Русская армия, половина которой осталась лежать на Бородинском поле, и не чувствовала и не признавала себя побежденной, как не чувствовал и не признавал этого и ее полководец. Он видел то, чего никакие Винценгероде, Клаузевицы и Жомини видеть и понять не могли: Бородино окажется в конечном счете великой русской победой.
Не чувствовал себя побежденным и русский народ, в его памяти Бородино осталось не как поражение, а как доказательство, что он и в прошлом умел отстоять свою национальную независимость от самых страшных нападений, умеет это делать в настоящем и сумеет это сделать и в будущем.
296
Немного отойдя от поля битвы, откуда несся непрерывный тысячеголосый хор стонов и воплей раненых, брошенных обеими сторонами на произвол судьбы, и откуда уже начало доноситься зловоние от разлагающихся трупов, французская и русская армии несколько часов простояли в бездействии. Шли подсчеты и проверка подсчетов, выяснение результатов побоища.

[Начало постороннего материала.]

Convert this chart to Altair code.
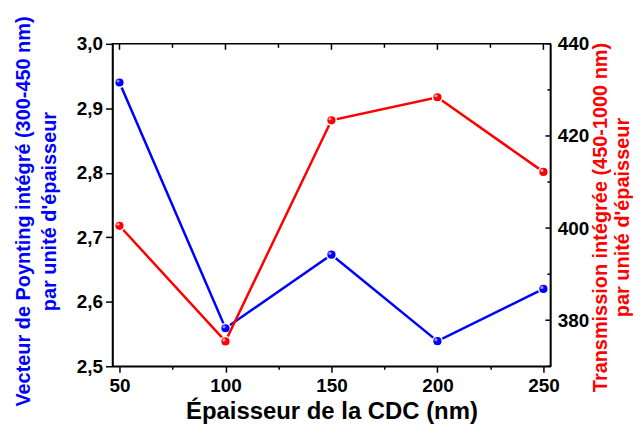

Один корпусный командир за другим, один адъютант за другим являлись к Кутузову, и то, что они ему докладывали, было так страшно, что старый фельдмаршал тогда же окончательно решил сдать Москву, не пытаясь уже задержать Наполеона. Точнее сказать, он увидел, что теперь ему позволят сдать Москву без новой битвы. 6-й, 7-й, 8-й корпуса были почти полностью уничтожены. Другие части понесли значительные потери. Вместе с тем Кутузов узнал, что наполеоновская гвардия совсем цела, так как не принимала участия в битве. Днем 8 сентября Кутузов также узнал, что Наполеон обходит своим правым крылом левый русский фланг. Задерживаться дальше, не давая битвы, становилось просто невозможным, а биться сейчас было тоже невозможно. Кутузов решил отступать на Москву. Новые и новые дополнительные сведения градом сыпались в течение всего этого дня.
Утром 8 сентября фельдмаршал велел армии отходить от Бородина по прямой линии Московской дороги. Это было началом гениально задуманного и блистательно выполненного Кутузовым марша-маневра на Тарутино, который является одной из главных исторических заслуг фельдмаршала.
Кутузов отступал от Бородина на Можайск, Землино, Лужинское, Нару, Вязёмы, Мамоново.
На другой день после Бородина, 8 сентября, в 12 часов дня Наполеон приказал Мюрату со своей кавалерией идти за русскими. На правом фланге от Мюрата шел корпус Понятовского, направляясь к Борисову, на левом — вице-король Италии Евгений, направляясь к Рузе, а за Мюратом в почти непосредственной близости шли по той же столбовой Московской дороге, прямо на Можайск, корпус Нея, корпус Даву, на некотором расстоянии молодая гвардия и наконец старая гвардия с самим Наполеоном. Остальные войска шли позади старой гвардии.